| WORK TO COMPLETE |
Each entry below should be returned exactly as is, with the pictures removed.

(Some records)
◇ ◇ ◇
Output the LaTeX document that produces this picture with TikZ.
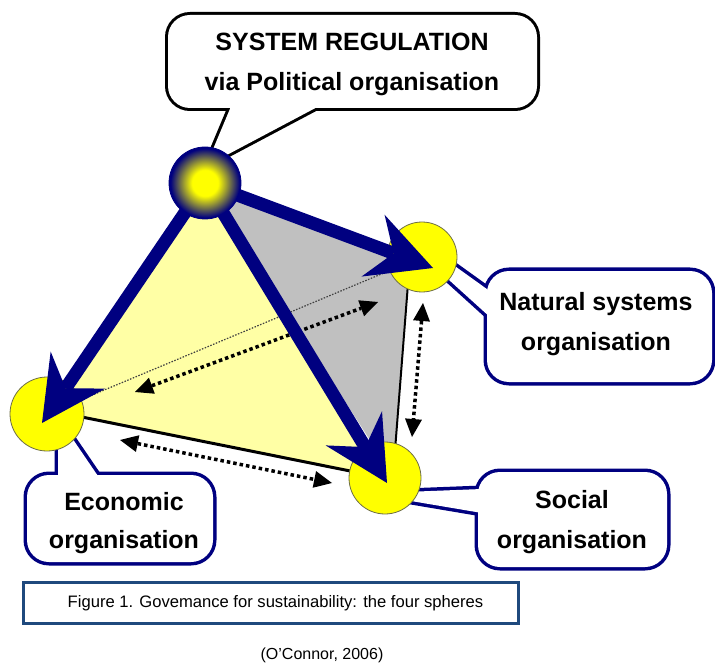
\documentclass[tikz,border=0pt]{standalone}
\usepackage{fontspec}
\setmainfont{Liberation Sans}
\usetikzlibrary{arrows.meta}
\definecolor{navyb}{RGB}{0,0,128}
\definecolor{facey}{RGB}{255,255,165}
\definecolor{faceg}{RGB}{192,192,192}
\definecolor{ballrim}{RGB}{110,110,70}
\definecolor{capblue}{RGB}{31,73,125}
\definecolor{ballyel}{RGB}{255,255,0}
\pgfdeclareradialshading{polball}{\pgfpointorigin}{color(0bp)=(ballyel); color(9bp)=(ballyel); color(24bp)=(navyb); color(25bp)=(navyb); color(50bp)=(navyb)}
\begin{document}
\begin{tikzpicture}[x=1pt,y=-1pt,
  bigarrow/.style={draw=navyb, line width=13pt, -{Stealth[length=64pt,width=66pt,inset=22pt,line width=0pt]}},
  dotarrow/.style={draw=black, line width=3.5pt, dash pattern=on 3.5pt off 3pt, {Triangle[length=18pt,width=17pt,line width=0pt]}-{Triangle[length=18pt,width=17pt,line width=0pt]}},
  ysphere/.style={circle, fill=ballyel, draw=ballrim, line width=0.8pt, minimum size=72pt, inner sep=0pt},
  bubbletext/.style={font=\fontsize{25}{40}\selectfont\bfseries, align=center, inner sep=0pt},
  black callout/.style={draw=black, line width=6pt},
  navy callout/.style={draw=navyb, line width=7pt}
]
\useasboundingbox (0,0) rectangle (715,663);
\fill[white] (0,0) rectangle (715,663);

% centres
\coordinate (Pc) at (205,183);
\coordinate (Nc) at (422,257);
\coordinate (Sc) at (385,478);
\coordinate (Ec) at (47,414);
\coordinate (Nv) at (410,258);
\coordinate (Sv) at (393,476);
\coordinate (Ev) at (47,410);

% faces
\fill[faceg] (Pc) -- (Nv) -- (Sv) -- cycle;
\fill[facey] (Pc) -- (Ev) -- (Sc) -- cycle;

% hidden edge and visible thin edges
\draw[black!75, line width=1.2pt, dash pattern=on 1.5pt off 1.5pt] (Ec) -- (Nc);
\draw[black, line width=3pt] (Ev) -- (Sc);
\draw[black, line width=2pt] (Nv) -- (Sv);

% dotted double arrows
\coordinate (d1a) at (135,392); \coordinate (d1b) at (378,302);
\coordinate (d2a) at (120,440); \coordinate (d2b) at (332,483);
\coordinate (d3a) at (423,303); \coordinate (d3b) at (412,437);
\draw[dotarrow] (d1a) -- (d1b);
\draw[dotarrow] (d2a) -- (d2b);
\draw[dotarrow] (d3a) -- (d3b);

% callout: system regulation
\draw[black callout, rounded corners=22pt] (168,15) rectangle (537,108);
\draw[black callout] (232,104) -- (206,166) -- (323,104) -- cycle;
\fill[white, rounded corners=22pt] (168,15) rectangle (537,108);
\fill[white] (232,104) -- (206,166) -- (323,104) -- cycle;
\node[bubbletext] (tpol) at (352,64.5) {SYSTEM REGULATION\\via Political organisation};

% callout: natural
\draw[navy callout, rounded corners=22pt] (487,271) rectangle (712,382);
\draw[navy callout] (491,292) -- (445,259) -- (438,270) -- (491,318) -- cycle;
\fill[white, rounded corners=22pt] (487,271) rectangle (712,382);
\fill[white] (491,292) -- (445,259) -- (438,270) -- (491,318) -- cycle;
\node[bubbletext] (tnat) at (596,323.6) {Natural systems\\organisation};

% callout: social
\draw[navy callout, rounded corners=22pt] (478,472) rectangle (667,567);
\draw[navy callout] (482,489) -- (405,492) -- (405,500) -- (482,513) -- cycle;
\fill[white, rounded corners=22pt] (478,472) rectangle (667,567);
\fill[white] (482,489) -- (405,492) -- (405,500) -- (482,513) -- cycle;
\node[bubbletext] (tsoc) at (572,521.6) {Social\\organisation};

% callout: economic
\draw[navy callout, rounded corners=22pt] (27,475) rectangle (213,562);
\draw[navy callout] (58,479) -- (58,440) -- (70,435) -- (100,479) -- cycle;
\fill[white, rounded corners=22pt] (27,475) rectangle (213,562);
\fill[white] (58,479) -- (58,440) -- (70,435) -- (100,479) -- cycle;
\node[bubbletext, font=\fontsize{25}{38}\selectfont\bfseries] (teco) at (124,522.6) {Economic\\organisation};

% target spheres
\node[ysphere, minimum size=70pt] (N) at (Nc) {};
\node[ysphere] (S) at (Sc) {};
\node[ysphere, minimum size=74pt] (E) at (Ec) {};

% big arrows
\coordinate (tipE) at (42,423);
\coordinate (tipN) at (433,268);
\coordinate (tipS) at (387,483);
\draw[bigarrow] (Pc) -- (tipE);
\draw[bigarrow] (Pc) -- (tipN);
\draw[bigarrow] (Pc) -- (tipS);

% top sphere
\node[circle, minimum size=72pt, inner sep=0pt, shade, shading=polball, draw=navyb, line width=0.8pt] (P) at (Pc) {};

% caption
\node[draw=capblue, line width=3pt, minimum width=495pt, minimum height=41pt, inner sep=0pt] (cap) at (270.5,602.5) {};
\node[font=\fontsize{16.6}{19}\selectfont, inner sep=0pt] (captext) at (275.5,603) {Figure 1. Govemance for sustainability: the four spheres};
\node[font=\fontsize{16}{19}\selectfont, anchor=base, inner sep=0pt] (cite) at (322,659) {(O'Connor, 2006)};
\end{tikzpicture}
\end{document}
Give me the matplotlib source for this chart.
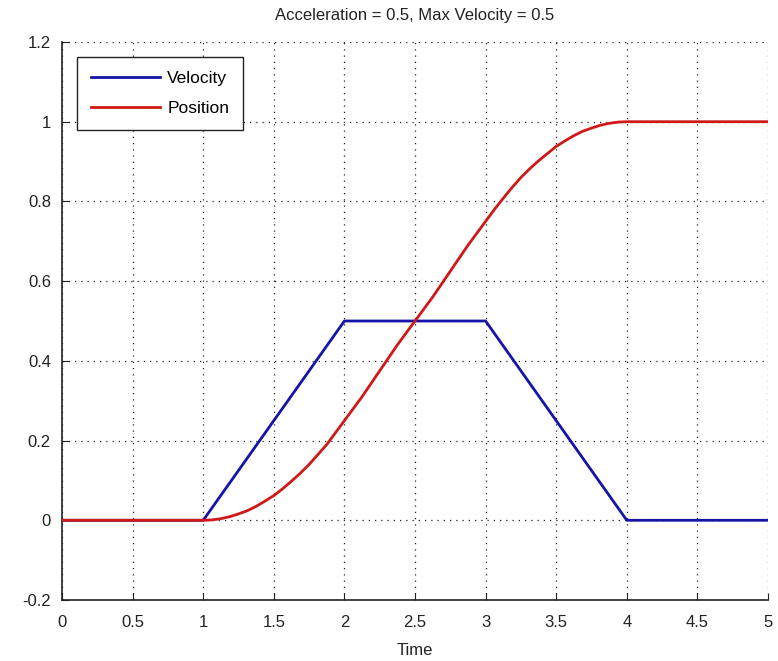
◇ ◇ ◇
| FINAL RESULT |
Output the LaTeX document that produces this picture with TikZ.
\documentclass[tikz,border=0pt]{standalone}
\usepackage{fontspec}
\setmainfont{Liberation Sans}
\usetikzlibrary{arrows.meta}
\definecolor{navyb}{RGB}{0,0,128}
\definecolor{facey}{RGB}{255,255,165}
\definecolor{faceg}{RGB}{192,192,192}
\definecolor{ballrim}{RGB}{110,110,70}
\definecolor{capblue}{RGB}{31,73,125}
\definecolor{ballyel}{RGB}{255,255,0}
\pgfdeclareradialshading{polball}{\pgfpointorigin}{color(0bp)=(ballyel); color(9bp)=(ballyel); color(24bp)=(navyb); color(25bp)=(navyb); color(50bp)=(navyb)}
\begin{document}
\begin{tikzpicture}[x=1pt,y=-1pt,
  bigarrow/.style={draw=navyb, line width=13pt, -{Stealth[length=64pt,width=66pt,inset=22pt,line width=0pt]}},
  dotarrow/.style={draw=black, line width=3.5pt, dash pattern=on 3.5pt off 3pt, {Triangle[length=18pt,width=17pt,line width=0pt]}-{Triangle[length=18pt,width=17pt,line width=0pt]}},
  ysphere/.style={circle, fill=ballyel, draw=ballrim, line width=0.8pt, minimum size=72pt, inner sep=0pt},
  bubbletext/.style={font=\fontsize{25}{40}\selectfont\bfseries, align=center, inner sep=0pt},
  black callout/.style={draw=black, line width=6pt},
  navy callout/.style={draw=navyb, line width=7pt}
]
\useasboundingbox (0,0) rectangle (715,663);
\fill[white] (0,0) rectangle (715,663);

% centres
\coordinate (Pc) at (205,183);
\coordinate (Nc) at (422,257);
\coordinate (Sc) at (385,478);
\coordinate (Ec) at (47,414);
\coordinate (Nv) at (410,258);
\coordinate (Sv) at (393,476);
\coordinate (Ev) at (47,410);

% faces
\fill[faceg] (Pc) -- (Nv) -- (Sv) -- cycle;
\fill[facey] (Pc) -- (Ev) -- (Sc) -- cycle;

% hidden edge and visible thin edges
\draw[black!75, line width=1.2pt, dash pattern=on 1.5pt off 1.5pt] (Ec) -- (Nc);
\draw[black, line width=3pt] (Ev) -- (Sc);
\draw[black, line width=2pt] (Nv) -- (Sv);

% dotted double arrows
\coordinate (d1a) at (135,392); \coordinate (d1b) at (378,302);
\coordinate (d2a) at (120,440); \coordinate (d2b) at (332,483);
\coordinate (d3a) at (423,303); \coordinate (d3b) at (412,437);
\draw[dotarrow] (d1a) -- (d1b);
\draw[dotarrow] (d2a) -- (d2b);
\draw[dotarrow] (d3a) -- (d3b);

% callout: system regulation
\draw[black callout, rounded corners=22pt] (168,15) rectangle (537,108);
\draw[black callout] (232,104) -- (206,166) -- (323,104) -- cycle;
\fill[white, rounded corners=22pt] (168,15) rectangle (537,108);
\fill[white] (232,104) -- (206,166) -- (323,104) -- cycle;
\node[bubbletext] (tpol) at (352,64.5) {SYSTEM REGULATION\\via Political organisation};

% callout: natural
\draw[navy callout, rounded corners=22pt] (487,271) rectangle (712,382);
\draw[navy callout] (491,292) -- (445,259) -- (438,270) -- (491,318) -- cycle;
\fill[white, rounded corners=22pt] (487,271) rectangle (712,382);
\fill[white] (491,292) -- (445,259) -- (438,270) -- (491,318) -- cycle;
\node[bubbletext] (tnat) at (596,323.6) {Natural systems\\organisation};

% callout: social
\draw[navy callout, rounded corners=22pt] (478,472) rectangle (667,567);
\draw[navy callout] (482,489) -- (405,492) -- (405,500) -- (482,513) -- cycle;
\fill[white, rounded corners=22pt] (478,472) rectangle (667,567);
\fill[white] (482,489) -- (405,492) -- (405,500) -- (482,513) -- cycle;
\node[bubbletext] (tsoc) at (572,521.6) {Social\\organisation};

% callout: economic
\draw[navy callout, rounded corners=22pt] (27,475) rectangle (213,562);
\draw[navy callout] (58,479) -- (58,440) -- (70,435) -- (100,479) -- cycle;
\fill[white, rounded corners=22pt] (27,475) rectangle (213,562);
\fill[white] (58,479) -- (58,440) -- (70,435) -- (100,479) -- cycle;
\node[bubbletext, font=\fontsize{25}{38}\selectfont\bfseries] (teco) at (124,522.6) {Economic\\organisation};

% target spheres
\node[ysphere, minimum size=70pt] (N) at (Nc) {};
\node[ysphere] (S) at (Sc) {};
\node[ysphere, minimum size=74pt] (E) at (Ec) {};

% big arrows
\coordinate (tipE) at (42,423);
\coordinate (tipN) at (433,268);
\coordinate (tipS) at (387,483);
\draw[bigarrow] (Pc) -- (tipE);
\draw[bigarrow] (Pc) -- (tipN);
\draw[bigarrow] (Pc) -- (tipS);

% top sphere
\node[circle, minimum size=72pt, inner sep=0pt, shade, shading=polball, draw=navyb, line width=0.8pt] (P) at (Pc) {};

% caption
\node[draw=capblue, line width=3pt, minimum width=495pt, minimum height=41pt, inner sep=0pt] (cap) at (270.5,602.5) {};
\node[font=\fontsize{16.6}{19}\selectfont, inner sep=0pt] (captext) at (275.5,603) {Figure 1. Govemance for sustainability: the four spheres};
\node[font=\fontsize{16}{19}\selectfont, anchor=base, inner sep=0pt] (cite) at (322,659) {(O'Connor, 2006)};
\end{tikzpicture}
\end{document}
Give me the matplotlib source for this chart.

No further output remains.